Posted at 11:55 a.m. Oct. 19, 2015

Keep nature alive despite politics

Erica Klimt

Bugling bull:

A large bull elk on top of Old Fall River Road begins to bugle at the start of rut season.

Rocky Mountain National Park (RMNP) is one of the most popular national parks in the U.S. In 2014 alone, the park welcomed more than 3.4 million visitors and is well on its way to breaking that record in 2015, according to a 9 News report.

In October 2013, the 16-day shutdown of the government resulted in the closure of all 401 national parks in the country. According to a 2014 National Park Service (NPS) report, the agency lost an estimated $414 million from the would-be 7.88 million visitors who were turned away at entrances across the United States.

With the possibility of another government shutdown, avid park visitors like myself are not happy with this threat. To us, there’s politics—and then, there’s national parks.

For me, RMNP holds a very deep and sincere place in my heart; it is my “home away from home.” My mother’s side of the family has been visiting the park for more than 75 years, beginning with my Grandpa Frank’s parents, “Gomey” and “Popey.”

Gomey and Popey were their nicknames, but they were never known as anything else. They were also known for their financial security and their ability to provide a comfortable life for their two children, including vacations to RNMP at a cabin by the river, every summer in the ’40s.

My Grandma Shirley and Grandpa Frank continued the tradition. They first took my mother, her two older sisters and younger brother to visit the park when my mother was only 5 years old. From the stories I’ve been told, it was either their ceaseless childhood energy or their simple enjoyment of nature, but my mother and her siblings honestly cherished and respected the outdoors.

My grandpa and grandma began the escapades with their children in a huge three-room, canvas tent. They needed all the room they could get with a six-person family. Many years went by before they upgraded to a pop-up camper; the enhancements in “camping” only slowed from there, with a final upgrade to a Winnebago when my mother was 15.

Ironically, my mother and father went full-circle and began taking my older brother to RMNP when he was just 2 years old, and they camped in a tent. I came along six years later and the exhaustion of relentlessly erecting and disassembling a tent wore thin. Camping ceased altogether because my parents divorced, and my mother simply couldn’t take on the task of tent-camping with two young children.

After I grew old enough to assist in the duties of camping (setting up the tent, collecting firewood and starting a fire, roasting s’mores over the coals), the escapades started back up again and have continued ever since.

We love to camp in many different places including sites near Rob Roy Reservoir and Vedauwoo. I particularly love the isolation that comes with, what we call, “primitive” camping (camping outside designated areas). But nothing beats camping in Rocky Mountain National Park. The area is swarming with wildlife and the smells in the air are so fresh and pure.

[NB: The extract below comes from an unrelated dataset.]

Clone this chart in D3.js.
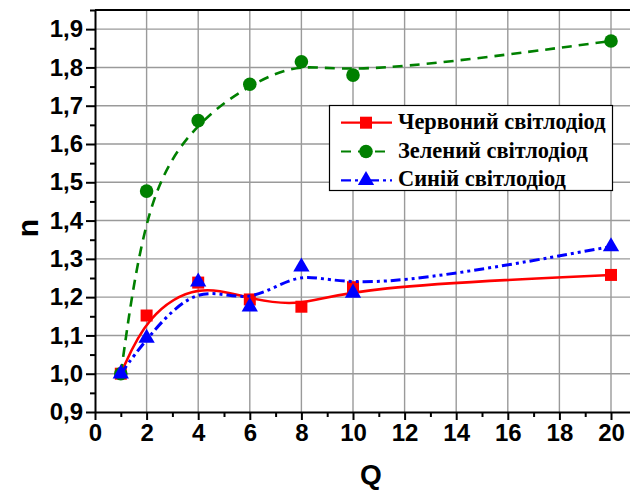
<!DOCTYPE html>
<html>
<head>
<meta charset="utf-8">
<script src="https://cdn.jsdelivr.net/npm/d3@7"></script>
<style>
  html, body { margin: 0; padding: 0; background: #fff; overflow: hidden; }
  svg { display: block; }
</style>
</head>
<body>
<svg id="chart" width="630" height="491"></svg>
<script>
// Refractive-index style factor n versus Q for three LEDs
const qValues = [1, 2, 4, 6, 8, 10, 20];
const redValues = [1.0, 1.152, 1.238, 1.194, 1.175, 1.226, 1.258];
const greenValues = [1.0, 1.477, 1.661, 1.756, 1.815, 1.780, 1.869];
const blueValues = [1.0, 1.093, 1.240, 1.175, 1.279, 1.211, 1.332];

const seriesNames = ["Червоний світлодіод", "Зелений світлодіод", "Синій світлодіод"];
const xTicks = [0, 2, 4, 6, 8, 10, 12, 14, 16, 18, 20];
const xMinorTicks = [1, 3, 5, 7, 9, 11, 13, 15, 17, 19];
const yTicks = [0.9, 1.0, 1.1, 1.2, 1.3, 1.4, 1.5, 1.6, 1.7, 1.8, 1.9];
const yMinorTicks = [0.95, 1.05, 1.15, 1.25, 1.35, 1.45, 1.55, 1.65, 1.75, 1.85, 1.95];
const xTitle = "Q";
const yTitle = "n";

const svg = d3.select("#chart");
const W = 630, H = 491;
const plotLeft = 95, plotBottom = 412, plotTop = 10;
const unit = 25.8;

const x = d3.scaleLinear().domain([0, 20.8]).range([plotLeft, plotLeft + 20.8 * unit]);
const y = d3.scaleLinear().domain([0.9, 1.95]).range([plotBottom, plotTop]);

const fmt = v => d3.format(".1f")(v).replace(".", ",");

// grid
const grid = svg.append("g").attr("stroke", "#9a9a9a").attr("stroke-width", 1.4);
grid.selectAll("line.gx").data(xTicks.filter(d => d > 0)).join("line")
  .attr("x1", d => x(d)).attr("x2", d => x(d))
  .attr("y1", plotTop).attr("y2", plotBottom);
grid.selectAll("line.gy").data(yTicks.filter(d => d > 0.9)).join("line")
  .attr("y1", d => y(d)).attr("y2", d => y(d))
  .attr("x1", plotLeft).attr("x2", W);

// top frame
svg.append("line").attr("x1", plotLeft).attr("x2", W).attr("y1", plotTop).attr("y2", plotTop)
  .attr("stroke", "#000").attr("stroke-width", 2);

// axes
const xAxis = svg.append("g").attr("transform", `translate(0,${plotBottom})`)
  .call(d3.axisBottom(x).tickValues(xTicks).tickSize(8).tickSizeOuter(0).tickFormat(d3.format("d")));
const xMinor = svg.append("g").attr("transform", `translate(0,${plotBottom})`)
  .call(d3.axisBottom(x).tickValues(xMinorTicks).tickSize(5).tickSizeOuter(0).tickFormat(""));
const yAxis = svg.append("g").attr("transform", `translate(${plotLeft},0)`)
  .call(d3.axisLeft(y).tickValues(yTicks).tickSize(9).tickSizeOuter(0).tickFormat(fmt));
const yMinor = svg.append("g").attr("transform", `translate(${plotLeft},0)`)
  .call(d3.axisLeft(y).tickValues(yMinorTicks).tickSize(5).tickSizeOuter(0).tickFormat(""));

[xAxis, xMinor, yAxis, yMinor].forEach(g => {
  g.selectAll("path.domain").attr("stroke", "#000").attr("stroke-width", 2);
  g.selectAll(".tick line").attr("stroke", "#000").attr("stroke-width", 2);
});
xMinor.select("path.domain").remove();
yMinor.select("path.domain").remove();

xAxis.selectAll(".tick text")
  .attr("font-family", "'Liberation Sans', Arial, sans-serif")
  .attr("font-weight", "bold").attr("font-size", 24).attr("fill", "#000")
  .attr("y", 12);
yAxis.selectAll(".tick text")
  .attr("font-family", "'Liberation Sans', Arial, sans-serif")
  .attr("font-weight", "bold").attr("font-size", 24).attr("fill", "#000")
  .attr("x", -12);

// axis titles
svg.append("text").text(xTitle)
  .attr("x", 371).attr("y", 484).attr("text-anchor", "middle")
  .attr("font-family", "'Liberation Sans', Arial, sans-serif")
  .attr("font-weight", "bold").attr("font-size", 28);
svg.append("text").text(yTitle)
  .attr("transform", "translate(38,228) rotate(-90)").attr("text-anchor", "middle")
  .attr("font-family", "'Liberation Sans', Arial, sans-serif")
  .attr("font-weight", "bold").attr("font-size", 30);

// series
const series = [
  { name: seriesNames[0], values: redValues, color: "#ff0000", dash: null, width: 2.6, symbol: d3.symbolSquare, size: 144 },
  { name: seriesNames[1], values: greenValues, color: "#008000", dash: "10,7", width: 2.6, symbol: d3.symbolCircle, size: 145 },
  { name: seriesNames[2], values: blueValues, color: "#0000ff", dash: "10,4,3,4,3,4", width: 3, symbol: d3.symbolTriangle, size: 115 }
];

const line = d3.line().x(d => x(d[0])).y(d => y(d[1])).curve(d3.curveBasis);

series.forEach(s => {
  const pts = qValues.map((q, i) => [q, s.values[i]]);
  const g = svg.append("g");
  g.append("path").attr("d", line(pts))
    .attr("fill", "none").attr("stroke", s.color).attr("stroke-width", s.width)
    .attr("stroke-dasharray", s.dash);
  g.selectAll("path.m").data(pts).join("path")
    .attr("class", "m")
    .attr("transform", d => `translate(${x(d[0])},${y(d[1])})`)
    .attr("d", d3.symbol(s.symbol, s.size)())
    .attr("fill", s.color);
});

// legend
const lg = svg.append("g");
lg.append("rect").attr("x", 329.5).attr("y", 105.5).attr("width", 283).attr("height", 85)
  .attr("fill", "#fff").attr("stroke", "#000").attr("stroke-width", 1.2);
series.forEach((s, i) => {
  const ry = 122.7 + i * 28.8;
  lg.append("line").attr("x1", 341).attr("x2", 392).attr("y1", ry).attr("y2", ry)
    .attr("stroke", s.color).attr("stroke-width", 2.2).attr("stroke-dasharray", s.dash);
  lg.append("path").attr("transform", `translate(366,${ry})`)
    .attr("d", d3.symbol(s.symbol, s.size)()).attr("fill", s.color);
  lg.append("text").text(s.name)
    .attr("x", 398).attr("y", ry + 6)
    .attr("font-family", "'Liberation Serif', 'Times New Roman', serif")
    .attr("font-weight", "bold")
    .attr("font-size", 22.4).attr("fill", "#000");
});
</script>
</body>
</html>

We keep the tradition alive by partaking in cabin camping in nearby Estes Park from time to time, more so recently because of my mother’s knee surgery. And we have our favorites, but find it quite fun to try a new cabin each time.

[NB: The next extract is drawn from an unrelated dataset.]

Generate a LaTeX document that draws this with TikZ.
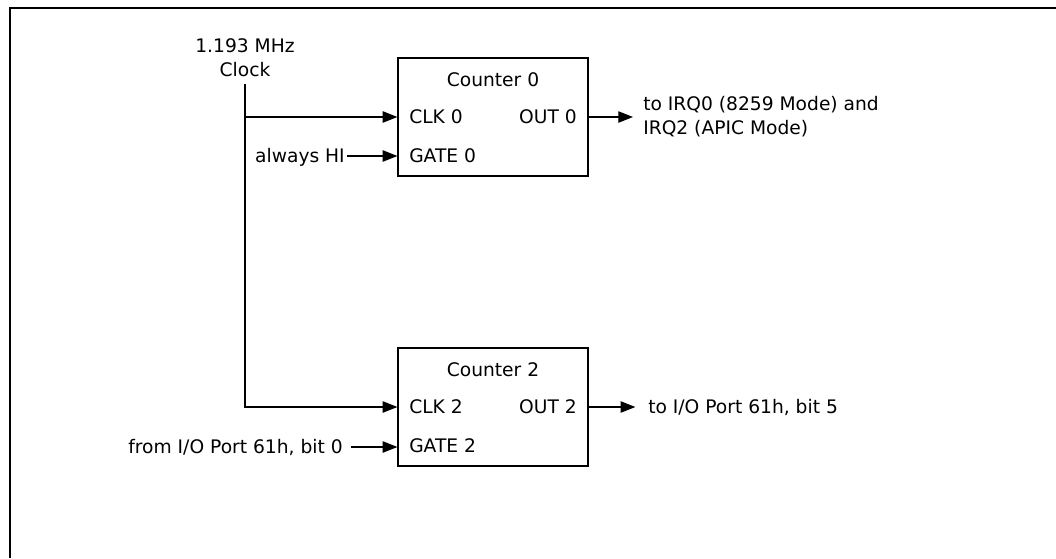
\documentclass[tikz,border=0pt]{standalone}
\usepackage{fontspec}
\setmainfont{DejaVu Sans}
\usetikzlibrary{arrows.meta}
\begin{document}
\begin{tikzpicture}[x=0.75pt,y=-0.75pt,
  lbl/.style={inner sep=0pt,font=\fontsize{14}{18}\selectfont},
  one/.style={lbl,text height=10.2pt,text depth=0pt},
  cnt/.style={draw,line width=0.9pt,minimum width=142.5pt,minimum height=88.5pt,inner sep=0pt},
  wire/.style={line width=0.8pt},
  arr/.style={wire,-{Triangle[length=11pt,width=8.5pt]}},
  frame/.style={line width=1.6pt}]
\useasboundingbox (0,0) rectangle (1056,558);
\draw[frame] (10,558) -- (10,8) -- (1056,8);

% Counter 0
\node[cnt] (c0) at (493,117) {};
\node[one] (c0t) at (493,80) {Counter 0};
\node[one,anchor=west] (c0clk) at (409,117) {CLK 0};
\node[one,anchor=east] (c0out) at (577,117) {OUT 0};
\node[one,anchor=west] (c0gate) at (409,156) {GATE 0};

% Counter 2
\node[cnt] (c2) at (493,407) {};
\node[one] (c2t) at (493,370) {Counter 2};
\node[one,anchor=west] (c2clk) at (409,407) {CLK 2};
\node[one,anchor=east] (c2out) at (577,407) {OUT 2};
\node[one,anchor=west] (c2gate) at (409,446) {GATE 2};

% clock
\node[lbl,align=center] (clk) at (245,58) {1.193 MHz\\Clock};
\draw[arr] ([yshift=-5pt]clk.south) -- (clk.south |- c2clk) -- (c2.west |- c2clk);
\draw[arr] (clk.south |- c0clk) -- (c0.west |- c0clk);

% gates
\node[one,anchor=east] (hi) at (345,156) {always HI};
\draw[arr] ([xshift=1.5pt]hi.east) -- (c0.west |- hi.east);
\node[one,anchor=east] (from) at (343,447) {from I/O Port 61h, bit 0};
\draw[arr] ([xshift=6pt]from.east) -- (c2.west |- from.east);

% outputs
\node[lbl,anchor=west,align=left] (irq) at (643,117) {to IRQ0 (8259 Mode) and\\IRQ2 (APIC Mode)};
\draw[arr] (c0.east |- c0out) -- ([xshift=-7.5pt]irq.west |- c0out);
\node[one,anchor=west] (port) at (648,407) {to I/O Port 61h, bit 5};
\draw[arr] (c2.east |- c2out) -- ([xshift=-9.5pt]port.west);
\end{tikzpicture}
\end{document}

But again, it’s quite difficult to surpass the enjoyment of sitting by a fire, cozy cots warming feet away in the tent, looking up at the stars and truly taking in the candor of nature. Tent camping is the basis of my mother’s love of outdoors after being exposed to it at such a young age.

Luckily, the NPS under the Department of the Interior is also trying to keep the passion for nature alive. It has recently implemented the “Every Kid in a Park” program which allows families with a fourth-grader to enter all national parks free of charge. Normally it costs families $80 for an annual pass. “Every Kid in a Park” gives children the opportunity to explore the outdoors that I’ve come to cherish. This is just a fraction of the efforts the NPS has taken to ensure the interest of young naturalists connects them with the outdoors.

It’s ironic that the entity behind this wonderful program is also indirectly prepared to shut it down, even if only temporarily. All politics aside, keeping national parks open is imperative to preserving the sanctity of the outdoors. With fall already here, this is one of the most beautiful times of the year to visit RMNP. Shutting the gates will only hinder millions of visitors’ plans as well as cost the national parks millions of dollars.